The bill calls for more representatives on the commission for Christians, Druse and Circassians, as well as for haredim, new immigrants, reserve soldiers, senior citizens, and women.
Committee chairman Haim Katz (Likud Beytenu) commended the bill and moved to advance it to the Knesset as soon as possible.
Meretz MK Esawi Frej told the hearing, “This sectarian division only deepens inequalities in employment opportunities.
Divide-and-rule in the labor market is unacceptable and not appropriate.”
Aya Ben-Amos, the director of public policy and communications for The Abraham Fund, told the The Jerusalem Post that the bill is the first time in formal legislation that Christian and Muslim Arabs would be separated, as under the proposal Christian Arabs are no longer identified as Arabs.
She said that people discriminate against Arabs in the job market based on their name or accent, not because they are Christians or Muslims.
“I don’t think that the change in reality should be that employers differentiate between Christians and Muslims and prefer one over the other, but rather that it should be change toward nondiscrimination toward all Arabs,” said Ben-Amos.
“The motivation is about preferring Arab Christians over Muslims,” she said, adding that trying to isolate Muslim Arabs would lead to more discrimination.
“We believe that the government should immediately desist from a policy of divide and rule toward the Arab minority in Israel and from the attempt to create divisions between groups within the minority in order to dismantle its collective identity,” said The Abraham Fund in a letter to the Knesset committee.
“Profound issues regarding the relations between the Jewish majority and the Palestinian Arab minority in Israel cannot be solved by means of the legislative definition of identity categories convenient for the majority,” it said.
MK Levin responded to critics, telling the Post: “I don’t try to change the reality; the reality is there. There is a big difference between Christians and Muslims, and they deserve recognition and separate representation.”

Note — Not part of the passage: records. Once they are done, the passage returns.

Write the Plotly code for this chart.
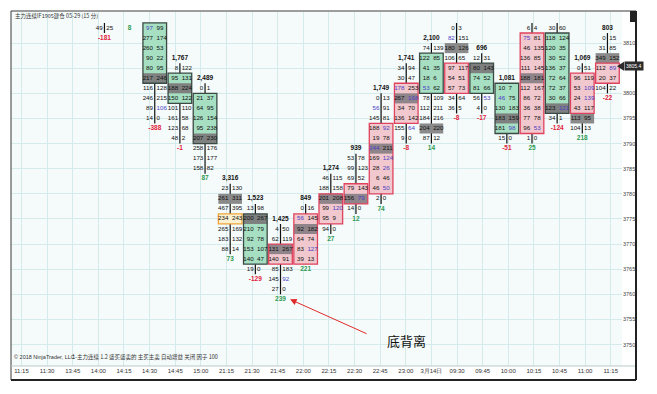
import plotly.graph_objects as go

# ---------------- data ----------------
times = ["11:15", "11:30", "13:45", "14:00", "14:15", "14:30", "14:45", "15:00",
         "21:15", "21:30", "21:45", "22:00", "22:15", "22:30", "22:45", "23:00",
         "3月14日", "09:30", "09:45", "10:00", "10:15", "10:45", "11:00", "11:15"]
price_ticks = [3750, 3755, 3760, 3765, 3770, 3775, 3780, 3785, 3790, 3795, 3800, 3805, 3810]
row_step = 2  # price per footprint row
last_price = 3805.4

bar_x = list(range(3, 24))
bar_total = [None, None, None, "1,767", "2,489", "3,316", "1,523", "1,425", "849", "1,274",
             "939", "1,749", "1,741", "2,100", None, "696", "1,081", None, None, "1,069", "803"]
bar_top = [3813, 3813, 3813, 3805, 3801, 3781, 3777, 3773, 3777, 3783, 3787, 3799, 3805,
           3809, 3813, 3807, 3801, 3813, 3813, 3805, 3811]
bar_bid = [[49], [], [97, 277, 260, 90, 80, 217, 116, 246, 89, 14],
           [8, 95, 188, 150, 101, 161, 123, 48], [0, 21, 64, 126, 95, 207, 258, 173, 158],
           [23, 261, 467, 234, 265, 183, 88], [13, 200, 210, 92, 153, 140, 19],
           [4, 62, 131, 140, 85, 145, 27], [0, 56, 92, 64, 83, 39], [46, 188, 201, 99, 95, 94],
           [53, 99, 69, 79, 156, 14], [0, 56, 145, 188, 19, 244, 169, 28, 6, 46, 2],
           [34, 30, 178, 267, 34, 136, 155, 9], [74, 122, 41, 18, 53, 78, 112, 184, 204, 87],
           [0, 82, 180, 106, 97, 54, 57, 34, 36], [12, 80, 74, 81, 56, 4],
           [10, 46, 130, 183, 181, 15], [6, 75, 46, 136, 111, 188, 112, 86, 36, 77, 96, 1],
           [30, 118, 120, 30, 136, 72, 72, 30, 123, 34], [0, 96, 53, 24, 43, 113, 104],
           [0, 31, 349, 112, 20, 104]]
bar_ask = [[25], [], [99, 174, 53, 22, 95, 246, 128, 215, 106, 0],
           [122, 131, 224, 122, 110, 58, 68, 2], [1, 37, 95, 154, 238, 230, 176, 177, 82],
           [130, 311, 395, 243, 169, 132, 14], [98, 267, 79, 78, 107, 47, 0],
           [50, 119, 267, 91, 183, 92, 0], [16, 145, 182, 74, 127, 13], [115, 158, 208, 120, 9, 0],
           [78, 123, 52, 143, 79, 0], [13, 91, 81, 92, 78, 211, 124, 26, 46, 50, 0],
           [94, 47, 253, 168, 70, 142, 64, 0], [139, 85, 35, 6, 62, 109, 211, 216, 220, 12],
           [3, 151, 126, 65, 117, 51, 73, 64, 5], [31, 143, 52, 66, 53, 0],
           [7, 75, 183, 159, 98, 0], [4, 81, 135, 85, 145, 181, 167, 72, 38, 78, 53, 0],
           [60, 124, 35, 52, 37, 64, 37, 66, 121, 1], [51, 119, 109, 139, 117, 95, 13],
           [15, 85, 152, 89, 37, 22]]
bar_delta = [-181, 8, -388, -1, 87, 73, -129, 239, 221, 27, 12, 74, -8, 14, -8, -17, -51,
             25, -124, 218, -22]

box_bar = [5, 6, 7, 8, 9, 10, 11, 12, 13, 14, 15, 16, 17, 18, 19, 20, 21, 22, 23]
box_hi = [3813, 3803, 3799, 3775, 3775, 3769, 3775, 3779, 3781, 3793, 3801, 3807, 3805,
          3805, 3801, 3811, 3811, 3803, 3805]
box_lo = [3803, 3799, 3791, 3775, 3767, 3767, 3767, 3775, 3779, 3781, 3795, 3801, 3801,
          3801, 3793, 3793, 3797, 3797, 3803]
box_kind = ["buy", "buy", "buy", "poc", "buy", "sell", "sell", "sell", "sell", "sell", "sell",
            "buy", "sell", "buy", "buy", "sell", "buy", "sell", "sell"]

dark_bar = [5, 6, 7, 8, 9, 10, 11, 12, 13, 14, 15, 16, 17, 18, 19, 20, 21, 22, 23]
dark_price = [3803, 3801, 3791, 3779, 3775, 3769, 3773, 3779, 3779, 3789, 3799, 3793, 3809,
              3805, 3795, 3803, 3797, 3795, 3807]

imb_bar = [5, 5, 10, 11, 11, 12, 13, 14, 14, 14, 14, 14, 14, 15, 15, 15, 16, 17, 18, 19, 19,
           20, 20, 21, 22, 22, 23]
imb_price = [3813, 3797, 3763, 3775, 3769, 3777, 3779, 3797, 3793, 3789, 3787, 3785, 3781,
             3801, 3799, 3793, 3801, 3811, 3799, 3799, 3793, 3811, 3793, 3797, 3801, 3799, 3805]
imb_side = ["L", "R", "R", "L", "R", "R", "R", "L", "R", "L", "R", "R", "R", "L", "R", "R",
            "L", "L", "R", "L", "R", "L", "R", "R", "R", "R", "R"]

# ---------------- geometry / style ----------------
W, H = 657, 394
PL, PR, PT, PB = 11, 622, 12, 366
X0_PX, DX_PX = 29.0, 25.15
LABEL0_PX, LABEL_DX_PX = 21.5, 25.62
Y0_PX, ROW_PX, TOP_PRICE = 28.0, 10.05, 3813

x_range = [(PL - X0_PX) / DX_PX, (PR - X0_PX) / DX_PX]
ppx = row_step / ROW_PX
y_range = [TOP_PRICE - (PB - Y0_PX) * ppx, TOP_PRICE + (Y0_PX - PT) * ppx]
label_pos = [(LABEL0_PX + LABEL_DX_PX * k - X0_PX) / DX_PX for k in range(len(times))]


def paper_x(px):
    return (px - PL) / (PR - PL)


def paper_y(py):
    return (PB - py) / (PB - PT)


def price_to_py(p):
    return Y0_PX + (TOP_PRICE - p) / ppx


FONT = "Liberation Sans Narrow, Liberation Sans, Arial, sans-serif"
FONT2 = "Liberation Sans, Arial, sans-serif"
BLUE = "#4b3fc4"
RED = "#e2223c"
GREEN = "#2e9a52"
HALF = 0.47
GAP = 0.07
NUM_SIZE = 6.2

shapes = []
# dividers
for bx, top, bids in zip(bar_x, bar_top, bar_bid):
    if bids:
        shapes.append(dict(type="line", xref="x", yref="y", x0=bx, x1=bx,
                           y0=top + row_step / 2, y1=top - row_step * (len(bids) - 0.5),
                           line=dict(color="#111111", width=1.2), layer="between"))

box_fill = {"buy": "#a6dfc2", "sell": "#f0c8cd", "poc": "#fbf0cf"}
box_line = {"buy": "#3b4a44", "sell": "#e0435e", "poc": "#f0a43a"}
for bx, hi, lo, kind in zip(box_bar, box_hi, box_lo, box_kind):
    shapes.append(dict(type="rect", xref="x", yref="y", x0=bx - HALF, x1=bx + HALF,
                       y0=hi + row_step / 2, y1=lo - row_step / 2,
                       fillcolor=box_fill[kind], line=dict(width=0), layer="between"))

for bx, p in zip(dark_bar, dark_price):
    kind = None
    for b2, hi, lo, k in zip(box_bar, box_hi, box_lo, box_kind):
        if b2 == bx and lo <= p <= hi:
            kind = k
    col = {"buy": "#7d807f", "sell": "#8f8489", None: "#8a8a8a", "poc": "#8a8a8a"}[kind]
    shapes.append(dict(type="rect", xref="x", yref="y", x0=bx - HALF, x1=bx + HALF,
                       y0=p + row_step / 2, y1=p - row_step / 2,
                       fillcolor=col, line=dict(width=0), layer="between"))

for bx, hi, lo, kind in zip(box_bar, box_hi, box_lo, box_kind):
    shapes.append(dict(type="rect", xref="x", yref="y", x0=bx - HALF, x1=bx + HALF,
                       y0=hi + row_step / 2, y1=lo - row_step / 2,
                       fillcolor="rgba(0,0,0,0)", line=dict(color=box_line[kind], width=1.3),
                       layer="between"))

# frame
shapes.append(dict(type="rect", xref="paper", yref="paper", x0=paper_x(11), x1=paper_x(636),
                   y0=paper_y(380), y1=paper_y(11), line=dict(color="#3a3a3a", width=1),
                   fillcolor="rgba(0,0,0,0)", layer="above"))
shapes.append(dict(type="line", xref="paper", yref="paper", x0=paper_x(11), x1=paper_x(636),
                   y0=0, y1=0, line=dict(color="#b9c9c9", width=1)))
shapes.append(dict(type="line", xref="paper", yref="paper", x0=paper_x(636), x1=paper_x(636),
                   y0=paper_y(380), y1=paper_y(11), line=dict(color="#222222", width=2)))
shapes.append(dict(type="line", xref="paper", yref="paper", x0=paper_x(11), x1=paper_x(636),
                   y0=paper_y(380), y1=paper_y(380), line=dict(color="#222222", width=2)))
shapes.append(dict(type="rect", xref="paper", yref="paper", x0=paper_x(630), x1=paper_x(636),
                   y0=paper_y(22), y1=paper_y(11), fillcolor="#222222", line=dict(width=0)))
# last-price marker pointer
mk = paper_y(price_to_py(last_price))
shapes.append(dict(type="path", xref="paper", yref="paper",
                   path="M {a},{m} L {b},{t} L {b},{bb} Z".format(
                       a=paper_x(617), b=paper_x(624), m=mk, t=mk + 4.5 / 354, bb=mk - 4.5 / 354),
                   fillcolor="#2b2b2b", line=dict(width=0)))

# text collections
lx, ly, lt, lc = [], [], [], []
rx, ry, rt, rc = [], [], [], []
imb = set(zip(imb_bar, imb_price, imb_side))
for bx, top, bids, asks in zip(bar_x, bar_top, bar_bid, bar_ask):
    for k, (b, a) in enumerate(zip(bids, asks)):
        p = top - row_step * k
        lx.append(bx - GAP); ly.append(p); lt.append(str(b))
        lc.append(BLUE if (bx, p, "L") in imb else "#111111")
        rx.append(bx + GAP); ry.append(p); rt.append(str(a))
        rc.append(BLUE if (bx, p, "R") in imb else "#111111")

tx, ty, tt = [], [], []
for bx, top, tot in zip(bar_x, bar_top, bar_total):
    if tot:
        tx.append(bx); ty.append(top + row_step); tt.append(tot)

dx, dy, dt, dc = [], [], [], []
for bx, top, bids, d in zip(bar_x, bar_top, bar_bid, bar_delta):
    dx.append(bx); dy.append(top - row_step * len(bids)); dt.append(str(d))
    dc.append(RED if d < 0 else GREEN)

fig = go.Figure()
fig.add_trace(go.Scatter(x=lx, y=ly, text=lt, mode="text", textposition="middle left",
                         textfont=dict(family=FONT, size=NUM_SIZE, color=lc), hoverinfo="skip"))
fig.add_trace(go.Scatter(x=rx, y=ry, text=rt, mode="text", textposition="middle right",
                         textfont=dict(family=FONT, size=NUM_SIZE, color=rc), hoverinfo="skip"))
fig.add_trace(go.Scatter(x=tx, y=ty, text=tt, mode="text", textposition="middle center",
                         textfont=dict(family=FONT2, size=6.5, color="#111111", weight="bold"),
                         hoverinfo="skip"))
fig.add_trace(go.Scatter(x=dx, y=dy, text=dt, mode="text", textposition="middle center",
                         textfont=dict(family=FONT2, size=6.5, color=dc, weight="bold"),
                         hoverinfo="skip"))

annotations = [
    dict(xref="paper", yref="paper", x=paper_x(13), y=paper_y(16), xanchor="left",
         yanchor="middle", showarrow=False, text="主力连续IF1905建仓 05-29 (15 分)",
         font=dict(family="Noto Sans CJK SC", size=5.5, color="#333333")),
    dict(xref="paper", yref="paper", x=paper_x(12), y=paper_y(357), xanchor="left",
         yanchor="middle", showarrow=False, text="© 2018 NinjaTrader, LLC",
         font=dict(family=FONT2, size=5.5, color="#333333")),
    dict(xref="paper", yref="paper", x=paper_x(70), y=paper_y(357), xanchor="left",
         yanchor="middle", showarrow=False,
         text="1-主力连续 1.2 盛买盛卖的 主买主卖 自动增益 关闭 因子 100",
         font=dict(family="Noto Sans CJK SC", size=5.5, color="#333333")),
    dict(xref="paper", yref="paper", x=paper_x(407), y=paper_y(340), xanchor="center",
         yanchor="middle", showarrow=False, text="底背离",
         font=dict(family="Noto Sans CJK SC", size=13, color="#111111")),
    dict(xref="x", yref="y", x=bar_x[7] + 0.38, y=bar_top[7] - row_step * len(bar_bid[7]),
         ax=78, ay=35, text="", showarrow=True, arrowhead=2, arrowsize=1.3, arrowwidth=1,
         arrowcolor="#e02a2a"),
    dict(xref="paper", yref="paper", x=paper_x(624), y=mk, xanchor="left",
         yanchor="middle", showarrow=False, text=f"{last_price:.1f}", bgcolor="#2b2b2b",
         font=dict(family=FONT2, size=5, color="#ffffff"), borderpad=1),
]

fig.update_layout(
    width=W, height=H, margin=dict(l=PL, r=W - PR, t=PT, b=H - PB),
    paper_bgcolor="#ffffff", plot_bgcolor="#f5fafa", showlegend=False,
    shapes=shapes, annotations=annotations,
    xaxis=dict(range=x_range, tickvals=label_pos, ticktext=times,
               showgrid=True, gridcolor="#d5eaea", gridwidth=1, zeroline=False,
               ticks="", tickfont=dict(family=FONT2, size=6, color="#333333"), fixedrange=True),
    yaxis=dict(range=y_range, side="right", tickvals=price_ticks,
               ticktext=["" if abs(v - last_price) < 2 else str(v) for v in price_ticks],
               showgrid=True, gridcolor="#d5eaea",
               gridwidth=1, zeroline=False, ticks="",
               tickfont=dict(family=FONT2, size=5.5, color="#444444"), fixedrange=True),
)
fig.write_html("out.html")
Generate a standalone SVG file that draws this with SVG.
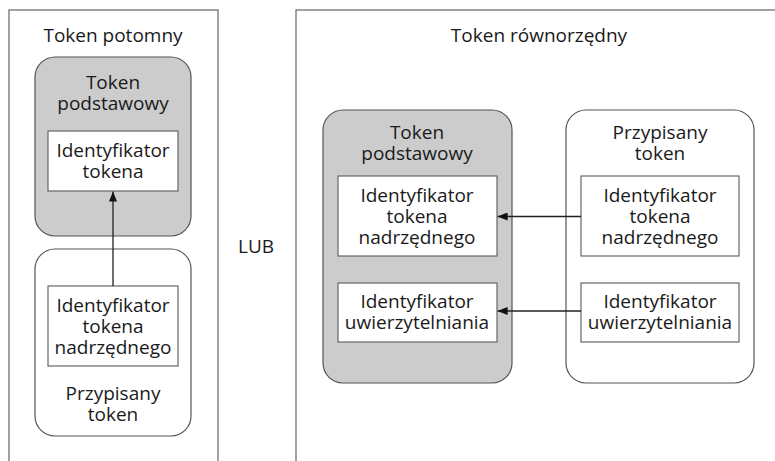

He said that he heard the same kinds of arguments in the last Knesset, when he promoted separate representation for the Druse.
“They do not see themselves as Arabs. They say, ‘We are not Arabs – we are separate.’ “For 60 years the state treated all minorities as one homogeneous group, and it was a mistake.
“Look at Lebanon, there is no Levin there, and their law stipulates that the president must be a Maronite Christian, the speaker of parliament a Shi’ite, and the prime minister a Sunni.
“In Israel, suddenly there is no difference between Arabs and everything is perfect,” he added.
“In Nazareth many Christians are not treated well by Muslims, and many of them want to serve in the army and be an integral part of building the country. Christians see that this is the most secure place in the region for them, and they want to work together to stop extremist Muslims,” Levin said.
Asked about Christians who vote for Arab political parties, he responded that in the Middle East there has always been a tendency for them to support communism or Pan-Arabism in order to downplay their religious identity.
However, these ideologies were not able to overcome real divisions in the Arab world, he explained.